Paolo Saporiti – L’Ultimo Ricatto

Titolo italiano per 12 tracce in inglese, un lavoro ricchissimo e intenso. Già la foto di copertina è paradigmatica: sul ciglio di una strada una macchina che prosegue nonostante un incendio stia divampando lì attorno. Come dire: la vita deve andare avanti anche nelle sofferenze e nei problemi. Un album, dicevamo, intensissimo, in cui Saporiti riesce a mescolare in maniera esemplare musica e voce. Anzi, la voce diventa essa stessa strumento evocativo ed espressivo.
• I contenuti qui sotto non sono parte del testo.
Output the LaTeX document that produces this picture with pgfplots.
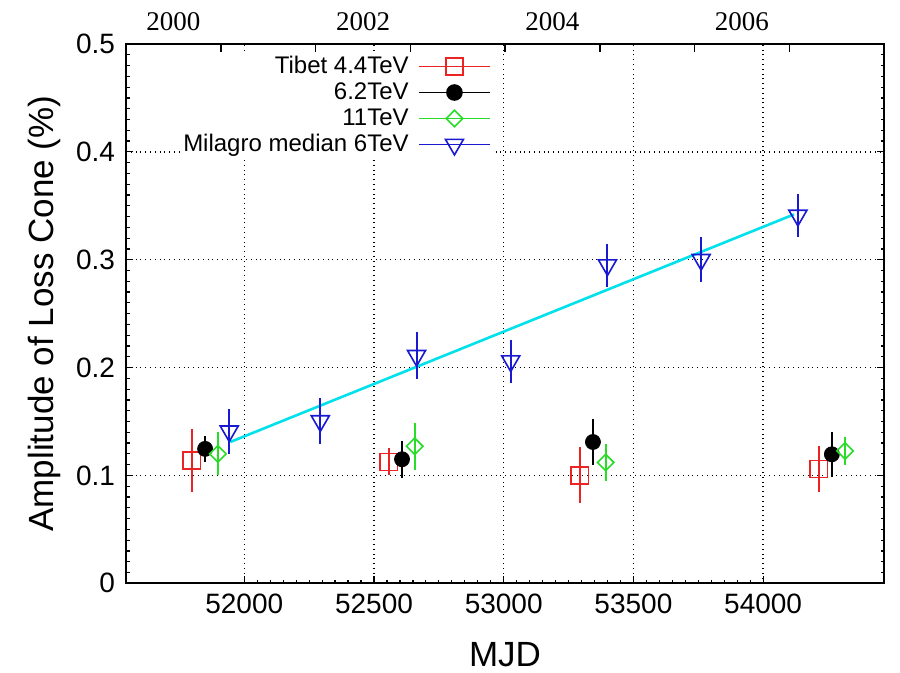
\documentclass[border=0pt]{standalone}
\usepackage{fontspec}
\setmainfont{Liberation Sans}
\newfontfamily\yearfont{Liberation Serif}
\usepackage{pgfplots}
\pgfplotsset{compat=1.18}

\definecolor{tibetred}{RGB}{235,35,35}
\definecolor{tibetgreen}{RGB}{40,220,40}
\definecolor{milblue}{RGB}{25,25,210}
\definecolor{fitcyan}{RGB}{0,225,235}

\pgfplotstableread{
x      y       e
51798  0.1140  0.029
52557  0.1125  0.0125
53293  0.1000  0.026
54215  0.1060  0.021
}\tibetlow
\pgfplotstableread{
x      y       e
51849  0.1246  0.012
52608  0.1150  0.017
53344  0.1310  0.021
54265  0.1196  0.021
}\tibetmid
\pgfplotstableread{
x      y       e
51898  0.1200  0.020
52657  0.1270  0.022
53393  0.1120  0.017
54316  0.1227  0.013
}\tibethigh
\pgfplotstableread{
x      y       e
51942  0.1410  0.021
52293  0.1505  0.021
52664  0.2110  0.022
53027  0.2060  0.020
53400  0.2950  0.020
53761  0.3000  0.021
54134  0.3410  0.020
}\milagro

% legend sample: coloured line with the marker in its middle
\newcommand{\legsample}[2]{%
  \addlegendimage{legend image code/.code={%
    \draw[#1, line width=0.75pt] (0pt,0pt) -- (35.5pt,0pt);
    \draw[#1, line width=0.8pt] plot[#2] coordinates {(17.75pt,0pt)};}}}

\begin{document}
\begin{tikzpicture}
\useasboundingbox (0,0) rectangle (450pt,336.5pt);

% top axis: calendar years
\begin{axis}[
    at={(63pt,44.85pt)}, anchor=south west,
    scale only axis, width=379pt, height=269.65pt,
    xmin=51544, xmax=54466, ymin=0, ymax=0.5,
    axis x line*=top, hide y axis,
    scaled x ticks=false,
    tick align=inside,
    xtick={51910,52275,52640,53005,53371,53736,54101},
    xticklabels={},
    major tick length=4pt,
    every tick/.style={black, line width=0.6pt},
    axis line style={line width=1pt},
    extra x ticks={51727,52458,53188,53918},
    extra x tick labels={2000,2002,2004,2006},
    extra x tick style={major tick length=0pt,
        tick label style={font=\yearfont\fontsize{13.5}{14}\selectfont, yshift=3pt}},
]
\end{axis}

\begin{axis}[
    at={(63pt,44.85pt)}, anchor=south west,
    scale only axis, width=379pt, height=269.65pt,
    xmin=51544, xmax=54466, ymin=0, ymax=0.5,
    xtick={52000,52500,53000,53500,54000},
    ytick={0,0.1,0.2,0.3,0.4,0.5},
    scaled x ticks=false,
    minor x tick num=9, minor y tick num=9,
    xtick pos=left, ytick pos=both,
    tick align=inside,
    major tick length=3.5pt, minor tick length=1.75pt,
    every tick/.style={black, line width=0.6pt},
    axis line style={line width=1pt},
    grid=major,
    major grid style={black, dotted, line width=0.7pt},
    /pgf/number format/assume math mode=true,
    tick label style={font=\fontsize{14}{16}\selectfont},
    x tick label style={/pgf/number format/1000 sep={}, yshift=-2pt},
    y tick label style={/pgf/number format/fixed, xshift=-2pt},
    xlabel={MJD},
    ylabel={Amplitude of Loss Cone (\%)},
    label style={font=\fontsize{17.5}{20}\selectfont},
    xlabel style={at={(axis description cs:0.5,-0.133)}, anchor=center},
    ylabel style={at={(axis description cs:-0.108,0.5)}, anchor=center},
    legend plot pos=right,
    legend cell align=right,
    legend style={at={(0.4843,0.9868)}, anchor=north east, draw=none, fill=white,
        inner sep=1pt, row sep=0pt, /tikz/column sep=4pt,
        font=\fontsize{12}{13}\selectfont,
        nodes={text height=9pt, text depth=2.5pt, inner sep=0.75pt}},
]
\addplot[fitcyan, line width=1.3pt, forget plot] coordinates {(51946,0.131) (54119,0.342)};

\addplot[only marks, tibetred, mark=square, mark size=4.3pt, mark options={line width=0.8pt},
    forget plot, error bars/.cd, y dir=both, y explicit, error mark=none,
    error bar style={line width=1pt}]
    table[x=x, y=y, y error=e] {\tibetlow};
\addplot[only marks, black, mark=*, mark size=3.75pt,
    forget plot, error bars/.cd, y dir=both, y explicit, error mark=none,
    error bar style={line width=1pt}]
    table[x=x, y=y, y error=e] {\tibetmid};
\addplot[only marks, tibetgreen, mark=square, mark size=2.9pt, mark options={line width=0.8pt, rotate=45},
    forget plot, error bars/.cd, y dir=both, y explicit, error mark=none,
    error bar style={line width=1pt}]
    table[x=x, y=y, y error=e] {\tibethigh};
\addplot[only marks, milblue, mark=triangle, mark size=5.2pt, mark options={line width=0.8pt, rotate=180},
    forget plot, error bars/.cd, y dir=both, y explicit, error mark=none,
    error bar style={line width=1pt}]
    table[x=x, y=y, y error=e] {\milagro};

\legsample{tibetred}{mark=square, mark size=4.3pt}
\addlegendentry{Tibet 4.4TeV}
\legsample{black}{mark=*, mark size=3.75pt}
\addlegendentry{6.2TeV}
\legsample{tibetgreen}{mark=square, mark size=2.9pt, mark options={rotate=45}}
\addlegendentry{11TeV}
\legsample{milblue}{mark=triangle, mark size=5.2pt, mark options={rotate=180}}
\addlegendentry{Milagro median 6TeV}
\end{axis}
\end{tikzpicture}
\end{document}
In diverse canzoni si crea – anche grazie all’ottimo lavoro di Xabier Iriondo (già negli Afterhours) – una sorta di “scontro” ossimorico tra la limpidezza della voce di Saporiti e i suoni distorti (al limite della saturazione), oppure può accadere l’esatto contrario come nella splendida “F.R.I.P.P.”. A farla da padrona è la chitarra acustica, anche se il disco si apre con l’arpeggio di piano del piccolo gioiellino “Deep down the water”. Diversi i riferimenti musicali presenti nel disco, anche se non c’è dubbio che Saporiti si ispiri alla grande tradizione folk americana degli anni Settanta che lui sa rielaborare in chiave modernissima (penso al frenetico ritmo valzerato di “We’re the fuel”). Affidato alle sapienti mani del co produttore dell’album e recording engineer Raffaele Abbate, “L’ultimo ricatto” – pubblicato da OrangeHomeRecords – è stato registrato sui colli genovesi, lontano dalla città e dai suoi rumori. Sembra un paradosso, perché invece le canzoni sono pregne di “rumori”… ma è un paradosso solo apparente perché la melodia si fa comunque strada attraverso questi “rumori” (anzi, li avvolge e li rende parti stesse della melodia) proprio come la macchina che continua il suo percorso nonostante le fiamme.”).